Pero no es así. Porque nos equivocamos al principio creyendo que el amor era eso y nos equivocamos al final pensando que el amor ya no es lo que era. Y no nos damos cuenta de que estamos cometiendo un gran error. Que el amor sigue ahí, que lo que no sentimos es la prisa, la precipitación, la necesidad de que nuestros cuerpos se atraigan como imanes con la furia de los cuerpos que se someten a leyes que son ciertas pero que no son dogmas de fe. Son movimientos irregulares del tiempo y su recorrido por nuestra sangre. Ya no necesitamos caer por ese abismo que nos hace perder la noción del espacio que ocupamos, algo parecido a un mareo constante. Ahora es diferente.
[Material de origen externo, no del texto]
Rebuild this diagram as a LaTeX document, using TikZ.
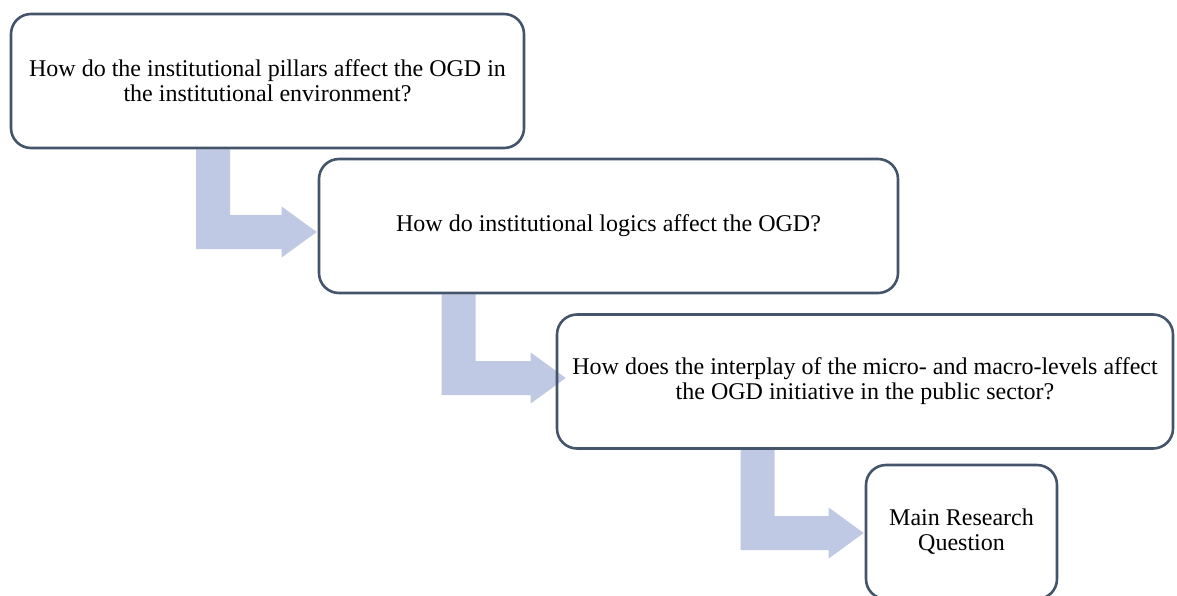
\documentclass[tikz,border=0pt]{standalone}
\usepackage{fontspec}
\setmainfont{Liberation Serif}
\usetikzlibrary{calc,backgrounds}

\definecolor{boxline}{RGB}{68,84,106}
\definecolor{flowfill}{RGB}{192,201,227}

% Bent block arrow: #1 source node, #2 target node, #3 coordinate giving the
% stem's centre x, #4 vertical shift of the arrow axis, #5 tip overshoot.
\newcommand\bentarrow[5]{%
  \coordinate (arrowtip) at ($(#2.west)+(#5,#4)$);
  \fill[flowfill]
    ($(#3 |- #1.south)+(-17,0)$) -- ($(#3 |- #1.south)+(17,0)$)
    -- ($(#3 |- arrowtip)+(17,-17)$) -- ($(arrowtip)+(-35,-17)$)
    -- ($(arrowtip)+(-35,-25.5)$) -- (arrowtip)
    -- ($(arrowtip)+(-35,25.5)$) -- ($(arrowtip)+(-35,17)$)
    -- ($(#3 |- arrowtip)+(-17,17)$) -- cycle;
}

\begin{document}
\begin{tikzpicture}[x=1pt,y=-1pt,
  question/.style={draw=boxline, line width=2.6pt, rounded corners=20pt,
    align=center, inner sep=0pt, minimum height=134pt,
    font=\fontsize{24}{25}\selectfont}]
  \useasboundingbox (0,0) rectangle (1177,595);
  \clip (0,0) rectangle (1177,595);

  % question boxes
  \node[question, minimum width=513pt] (q1) at (267.5,81)
    {How do the institutional pillars affect the OGD in\\the institutional environment?};
  \node[question, minimum width=579pt] (q2) at (608.5,226)
    {How do institutional logics affect the OGD?};
  \node[question, minimum width=616pt] (q3) at (865,381.5)
    {How does the interplay of the micro- and macro-levels affect\\the OGD initiative in the public sector?};
  \node[question, minimum width=191pt] (q4) at (961.5,532)
    {Main Research\\Question};

  % stem positions of the block arrows
  \coordinate (s1) at (213,0);
  \coordinate (s2) at (458.5,0);
  \coordinate (s3) at (757.5,0);

  % block arrows behind the box outlines
  \begin{scope}[on background layer]
    \bentarrow{q1}{q2}{s1}{6}{-1}
    \bentarrow{q2}{q3}{s2}{-3.5}{10}
    \bentarrow{q3}{q4}{s3}{1}{-1}
  \end{scope}
\end{tikzpicture}
\end{document}
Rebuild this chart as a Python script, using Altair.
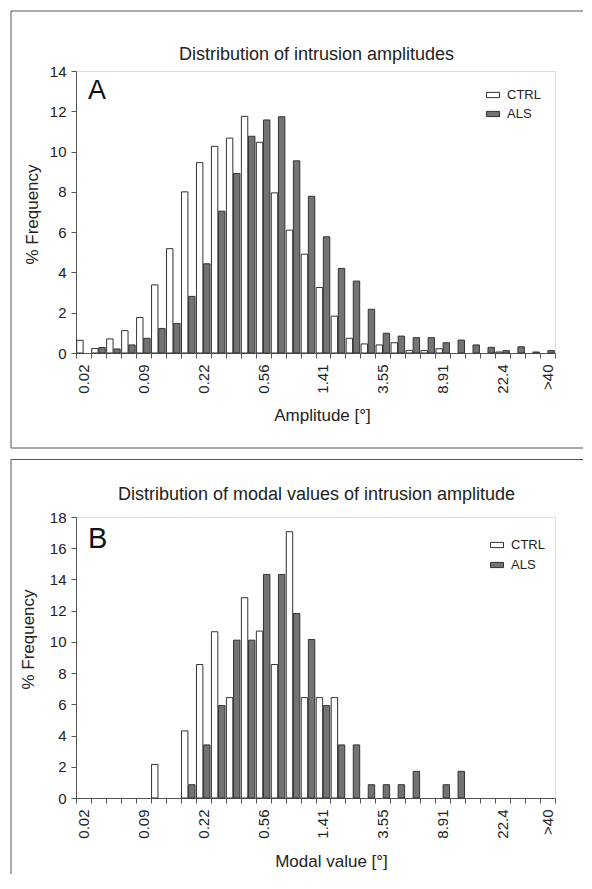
import altair as alt
import pandas as pd

# ---- data ----
bins = list(range(32))
tick_pos = [0, 4, 8, 12, 16, 20, 24, 28, 31]
tick_labels = ["0.02", "0.09", "0.22", "0.56", "1.41", "3.55", "8.91", "22.4", ">40"]
groups = ["CTRL", "ALS"]

ctrl_a = [0.63, 0.22, 0.70, 1.11, 1.76, 3.38, 5.18, 8.00, 9.45, 10.26, 10.67, 11.75,
          10.46, 7.95, 6.10, 4.91, 3.25, 1.83, 0.73, 0.45, 0.40, 0.51, 0.13, 0.12,
          0.21, 0.00, 0.00, 0.00, 0.05, 0.00, 0.00, 0.00]
als_a = [0.00, 0.27, 0.20, 0.40, 0.73, 1.22, 1.47, 2.81, 4.43, 7.04, 8.91, 10.76,
         11.57, 11.73, 9.54, 7.78, 5.77, 4.20, 3.57, 2.17, 0.98, 0.84, 0.76, 0.76,
         0.51, 0.64, 0.40, 0.28, 0.12, 0.31, 0.05, 0.12]

ctrl_b = [0, 0, 0, 0, 0, 2.15, 0, 4.30, 8.55, 10.65, 6.43, 12.83,
          10.69, 8.55, 17.06, 6.43, 6.43, 6.43, 0, 0, 0, 0, 0, 0,
          0, 0, 0, 0, 0, 0, 0, 0]
als_b = [0, 0, 0, 0, 0, 0, 0, 0.85, 3.40, 5.92, 10.11, 10.11,
         14.32, 14.32, 11.82, 10.15, 5.92, 3.40, 3.40, 0.85, 0.85, 0.85, 1.71, 0,
         0.85, 1.71, 0, 0, 0, 0, 0, 0]

FONT = "Liberation Sans"
TXT = "#222222"
FRAME = "#555555"


def long_table(ctrl, als):
    rows = []
    for i in bins:
        rows.append({"bin": i, "group": "CTRL", "pct": ctrl[i]})
        rows.append({"bin": i, "group": "ALS", "pct": als[i]})
    return pd.DataFrame(rows)


label_expr = "".join(
    f"datum.value == {p} ? '{l}' : " for p, l in zip(tick_pos, tick_labels)
) + "''"

W = 479
ONE = alt.Data(values=[{"k": 1}])


def hline(y, x1, x2):
    return alt.Chart(ONE).mark_rule(color=FRAME, strokeWidth=1).encode(
        x=alt.value(x1), x2=alt.value(x2), y=alt.value(y))


def vline(x, y1, y2):
    return alt.Chart(ONE).mark_rule(color=FRAME, strokeWidth=1).encode(
        x=alt.value(x), y=alt.value(y1), y2=alt.value(y2))


def panel(df, ymax, H, title_text, title_y, letter, letter_y, letter_size,
          xtitle, xtitle_x, xtitle_y, ytitle_x, ytitle_y,
          legend_x, legend_y, row_pad, frame_top, frame_bottom, bottom_line):
    frame = [hline(frame_top, -65, 507), vline(-65, frame_top, frame_bottom)]
    if bottom_line:
        frame.append(hline(frame_bottom, -65, 507))

    bars = alt.Chart(df).transform_filter("datum.pct > 0").mark_bar(
        stroke="#333333", strokeWidth=1
    ).encode(
        x=alt.X(
            "bin:O",
            scale=alt.Scale(domain=bins, paddingInner=0, paddingOuter=0),
            axis=alt.Axis(
                title=xtitle, labelExpr=label_expr, labelAngle=-90,
                tickBand="extent", labelOverlap=False, tickSize=5,
                labelPadding=6, labelFontSize=15, titleFontSize=17,
                titleFontWeight="normal", titleX=xtitle_x, titleY=xtitle_y,
                titleBaseline="alphabetic", titleAlign="center",
                domainColor="#555555", tickColor="#555555",
                labelColor=TXT, titleColor=TXT, labelFont=FONT, titleFont=FONT,
            ),
        ),
        xOffset=alt.XOffset(
            "group:N",
            scale=alt.Scale(domain=groups, paddingInner=0.1, paddingOuter=0.1),
        ),
        y=alt.Y(
            "pct:Q",
            scale=alt.Scale(domain=[0, ymax], nice=False),
            axis=alt.Axis(
                title="% Frequency", values=list(range(0, ymax + 1, 2)),
                grid=False, tickSize=5, labelPadding=5, labelFontSize=15,
                titleFontSize=17, titleFontWeight="normal",
                titleX=ytitle_x, titleY=ytitle_y, titleAngle=-90,
                titleBaseline="middle", titleAlign="center",
                domainColor="#555555", tickColor="#555555",
                labelColor=TXT, titleColor=TXT, labelFont=FONT, titleFont=FONT,
            ),
        ),
        fill=alt.Fill(
            "group:N",
            scale=alt.Scale(domain=groups, range=["#ffffff", "#737373"]),
            legend=alt.Legend(
                title=None, orient="none", legendX=legend_x, legendY=legend_y,
                symbolType="M-1,-0.4H1V0.4H-1Z", symbolSize=169,
                symbolStrokeColor="#333333", symbolStrokeWidth=1,
                labelFontSize=13, labelFont=FONT, labelColor=TXT,
                labelOffset=7, rowPadding=row_pad, padding=0,
            ),
        ),
    )

    title = alt.Chart(alt.Data(values=[{"t": title_text}])).mark_text(
        font=FONT, fontSize=18, color=TXT, align="center", baseline="alphabetic"
    ).encode(x=alt.value(240.5), y=alt.value(title_y), text="t:N")

    let = alt.Chart(alt.Data(values=[{"t": letter}])).mark_text(
        font=FONT, fontSize=letter_size, color="#111111", align="left",
        baseline="alphabetic"
    ).encode(x=alt.value(12), y=alt.value(letter_y), text="t:N")

    return alt.layer(*frame, bars, title, let).properties(width=W, height=H)


pA = panel(long_table(ctrl_a, als_a), 14, 282,
           "Distribution of intrusion amplitudes", -11, "A", 28, 27,
           "Amplitude [°]", 246, 67, -43.5, 143,
           410, 17, 5, -60, 377, True)

pB = panel(long_table(ctrl_b, als_b), 18, 281,
           "Distribution of modal values of intrusion amplitude", -17, "B", 31, 29,
           "Modal value [°]", 255, 68, -48, 122,
           414, 21, 6, -57.5, 357, False)

chart = alt.vconcat(pA, pB, spacing=9).resolve_scale(
    fill="independent", y="independent", x="independent"
).resolve_legend(fill="independent").properties(
    padding={"left": 2, "top": 2, "right": 0, "bottom": 0},
    background="white",
).configure_view(stroke="#888888", strokeWidth=1).configure(font=FONT)

chart.save("out.html", embed_options={"renderer": "svg", "actions": False})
Ya no volamos, pero caminamos de su mano, nos apoyamos en sus hombros y en el hueco de su cuello, sabemos del otro casi más que de uno mismo, necesitamos su mirada, su reconocimiento, su ternura, su paciente ternura, su afirmación, sus brazos alrededor de nuestros hombros, el café caliente en las madrugadas, sentados a la puerta de la casa viendo salir y ocultarse el sol. La prisa ya no existe. Ya no existe la emergencia de los besos, de las sábanas, de sus manos en nuestra cintura. Ya no necesitamos del aire para respirar cuando lo vemos acercarse. No. Ahora el amor se ha transformado en alegría, en lecturas en silencio cada uno en su rincón (cada uno en el suyo) y de vez en cuando escuchar su tos o el latido de su corazón al levantarse para salir al patio o cruzar la cocina para servirse un vaso de agua. Ya no tenemos prisa porque sabemos que el amor está cerca y no puede vivir sin mí. Y yo sé que está cerca, porque ya no puedo vivir sin él.